** START **
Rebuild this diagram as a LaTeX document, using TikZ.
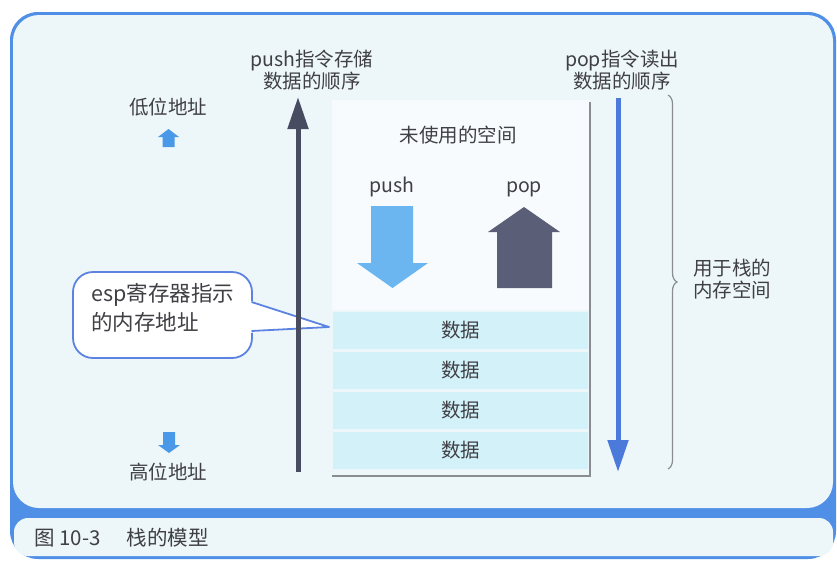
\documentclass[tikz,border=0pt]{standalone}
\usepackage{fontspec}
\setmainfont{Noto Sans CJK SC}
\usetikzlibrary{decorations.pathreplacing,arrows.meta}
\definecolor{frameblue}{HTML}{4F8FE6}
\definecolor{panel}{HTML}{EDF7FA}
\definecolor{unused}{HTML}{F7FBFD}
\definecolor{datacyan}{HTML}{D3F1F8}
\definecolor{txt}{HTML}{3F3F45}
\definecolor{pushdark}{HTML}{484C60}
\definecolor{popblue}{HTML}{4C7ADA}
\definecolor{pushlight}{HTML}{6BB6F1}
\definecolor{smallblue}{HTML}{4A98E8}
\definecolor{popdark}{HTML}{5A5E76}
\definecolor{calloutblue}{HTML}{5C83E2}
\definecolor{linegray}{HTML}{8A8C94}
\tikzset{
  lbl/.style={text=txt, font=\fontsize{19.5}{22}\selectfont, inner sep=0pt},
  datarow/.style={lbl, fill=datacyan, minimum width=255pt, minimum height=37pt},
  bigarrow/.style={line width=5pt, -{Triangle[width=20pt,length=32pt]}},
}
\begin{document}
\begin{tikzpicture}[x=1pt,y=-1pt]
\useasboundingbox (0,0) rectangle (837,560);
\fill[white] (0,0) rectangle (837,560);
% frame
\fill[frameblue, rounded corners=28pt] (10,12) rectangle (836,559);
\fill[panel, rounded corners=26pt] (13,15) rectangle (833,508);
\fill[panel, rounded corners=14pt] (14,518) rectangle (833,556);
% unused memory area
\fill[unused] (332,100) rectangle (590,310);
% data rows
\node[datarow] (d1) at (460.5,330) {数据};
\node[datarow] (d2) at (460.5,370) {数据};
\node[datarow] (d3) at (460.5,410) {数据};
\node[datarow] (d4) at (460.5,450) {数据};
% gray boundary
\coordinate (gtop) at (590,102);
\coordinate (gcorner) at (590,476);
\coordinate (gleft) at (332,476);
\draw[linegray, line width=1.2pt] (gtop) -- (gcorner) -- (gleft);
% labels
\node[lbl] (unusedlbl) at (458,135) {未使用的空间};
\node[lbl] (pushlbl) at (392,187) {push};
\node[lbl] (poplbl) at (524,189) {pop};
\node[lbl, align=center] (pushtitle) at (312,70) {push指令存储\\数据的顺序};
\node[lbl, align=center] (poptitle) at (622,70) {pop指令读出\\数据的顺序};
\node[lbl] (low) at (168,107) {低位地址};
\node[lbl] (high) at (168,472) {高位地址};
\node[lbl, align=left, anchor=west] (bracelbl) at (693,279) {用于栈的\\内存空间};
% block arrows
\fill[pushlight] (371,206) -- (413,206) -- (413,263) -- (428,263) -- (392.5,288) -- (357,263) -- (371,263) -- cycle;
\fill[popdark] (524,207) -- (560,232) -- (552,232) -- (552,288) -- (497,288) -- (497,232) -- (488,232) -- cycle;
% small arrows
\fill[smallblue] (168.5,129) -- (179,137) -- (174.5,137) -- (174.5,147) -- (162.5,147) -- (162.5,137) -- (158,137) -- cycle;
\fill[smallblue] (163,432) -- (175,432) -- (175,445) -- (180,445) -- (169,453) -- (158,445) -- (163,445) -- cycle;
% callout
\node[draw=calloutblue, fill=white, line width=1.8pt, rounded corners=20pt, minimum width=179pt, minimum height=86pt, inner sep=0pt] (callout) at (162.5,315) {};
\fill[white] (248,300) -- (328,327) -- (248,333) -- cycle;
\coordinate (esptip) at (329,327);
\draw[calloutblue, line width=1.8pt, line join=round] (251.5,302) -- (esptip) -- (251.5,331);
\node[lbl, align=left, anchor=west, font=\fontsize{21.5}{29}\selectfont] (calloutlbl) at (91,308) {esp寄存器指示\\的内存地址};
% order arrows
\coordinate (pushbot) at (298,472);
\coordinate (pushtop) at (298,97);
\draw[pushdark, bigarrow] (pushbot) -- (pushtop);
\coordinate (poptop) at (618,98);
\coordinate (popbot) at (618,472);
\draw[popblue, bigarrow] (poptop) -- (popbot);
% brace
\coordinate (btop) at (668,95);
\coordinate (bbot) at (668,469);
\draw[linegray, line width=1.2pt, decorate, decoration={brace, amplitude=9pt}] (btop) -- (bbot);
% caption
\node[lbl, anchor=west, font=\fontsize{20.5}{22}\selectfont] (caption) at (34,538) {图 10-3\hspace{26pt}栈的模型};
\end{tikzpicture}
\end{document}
** END **
Aim: Leave out the pictures and transcribe everything else exactly.

Response:
Rebuild this diagram as a LaTeX document, using TikZ.
\documentclass[tikz,border=0pt]{standalone}
\usepackage{fontspec}
\setmainfont{Noto Sans CJK SC}
\usetikzlibrary{decorations.pathreplacing,arrows.meta}
\definecolor{frameblue}{HTML}{4F8FE6}
\definecolor{panel}{HTML}{EDF7FA}
\definecolor{unused}{HTML}{F7FBFD}
\definecolor{datacyan}{HTML}{D3F1F8}
\definecolor{txt}{HTML}{3F3F45}
\definecolor{pushdark}{HTML}{484C60}
\definecolor{popblue}{HTML}{4C7ADA}
\definecolor{pushlight}{HTML}{6BB6F1}
\definecolor{smallblue}{HTML}{4A98E8}
\definecolor{popdark}{HTML}{5A5E76}
\definecolor{calloutblue}{HTML}{5C83E2}
\definecolor{linegray}{HTML}{8A8C94}
\tikzset{
  lbl/.style={text=txt, font=\fontsize{19.5}{22}\selectfont, inner sep=0pt},
  datarow/.style={lbl, fill=datacyan, minimum width=255pt, minimum height=37pt},
  bigarrow/.style={line width=5pt, -{Triangle[width=20pt,length=32pt]}},
}
\begin{document}
\begin{tikzpicture}[x=1pt,y=-1pt]
\useasboundingbox (0,0) rectangle (837,560);
\fill[white] (0,0) rectangle (837,560);
% frame
\fill[frameblue, rounded corners=28pt] (10,12) rectangle (836,559);
\fill[panel, rounded corners=26pt] (13,15) rectangle (833,508);
\fill[panel, rounded corners=14pt] (14,518) rectangle (833,556);
% unused memory area
\fill[unused] (332,100) rectangle (590,310);
% data rows
\node[datarow] (d1) at (460.5,330) {数据};
\node[datarow] (d2) at (460.5,370) {数据};
\node[datarow] (d3) at (460.5,410) {数据};
\node[datarow] (d4) at (460.5,450) {数据};
% gray boundary
\coordinate (gtop) at (590,102);
\coordinate (gcorner) at (590,476);
\coordinate (gleft) at (332,476);
\draw[linegray, line width=1.2pt] (gtop) -- (gcorner) -- (gleft);
% labels
\node[lbl] (unusedlbl) at (458,135) {未使用的空间};
\node[lbl] (pushlbl) at (392,187) {push};
\node[lbl] (poplbl) at (524,189) {pop};
\node[lbl, align=center] (pushtitle) at (312,70) {push指令存储\\数据的顺序};
\node[lbl, align=center] (poptitle) at (622,70) {pop指令读出\\数据的顺序};
\node[lbl] (low) at (168,107) {低位地址};
\node[lbl] (high) at (168,472) {高位地址};
\node[lbl, align=left, anchor=west] (bracelbl) at (693,279) {用于栈的\\内存空间};
% block arrows
\fill[pushlight] (371,206) -- (413,206) -- (413,263) -- (428,263) -- (392.5,288) -- (357,263) -- (371,263) -- cycle;
\fill[popdark] (524,207) -- (560,232) -- (552,232) -- (552,288) -- (497,288) -- (497,232) -- (488,232) -- cycle;
% small arrows
\fill[smallblue] (168.5,129) -- (179,137) -- (174.5,137) -- (174.5,147) -- (162.5,147) -- (162.5,137) -- (158,137) -- cycle;
\fill[smallblue] (163,432) -- (175,432) -- (175,445) -- (180,445) -- (169,453) -- (158,445) -- (163,445) -- cycle;
% callout
\node[draw=calloutblue, fill=white, line width=1.8pt, rounded corners=20pt, minimum width=179pt, minimum height=86pt, inner sep=0pt] (callout) at (162.5,315) {};
\fill[white] (248,300) -- (328,327) -- (248,333) -- cycle;
\coordinate (esptip) at (329,327);
\draw[calloutblue, line width=1.8pt, line join=round] (251.5,302) -- (esptip) -- (251.5,331);
\node[lbl, align=left, anchor=west, font=\fontsize{21.5}{29}\selectfont] (calloutlbl) at (91,308) {esp寄存器指示\\的内存地址};
% order arrows
\coordinate (pushbot) at (298,472);
\coordinate (pushtop) at (298,97);
\draw[pushdark, bigarrow] (pushbot) -- (pushtop);
\coordinate (poptop) at (618,98);
\coordinate (popbot) at (618,472);
\draw[popblue, bigarrow] (poptop) -- (popbot);
% brace
\coordinate (btop) at (668,95);
\coordinate (bbot) at (668,469);
\draw[linegray, line width=1.2pt, decorate, decoration={brace, amplitude=9pt}] (btop) -- (bbot);
% caption
\node[lbl, anchor=west, font=\fontsize{20.5}{22}\selectfont] (caption) at (34,538) {图 10-3\hspace{26pt}栈的模型};
\end{tikzpicture}
\end{document}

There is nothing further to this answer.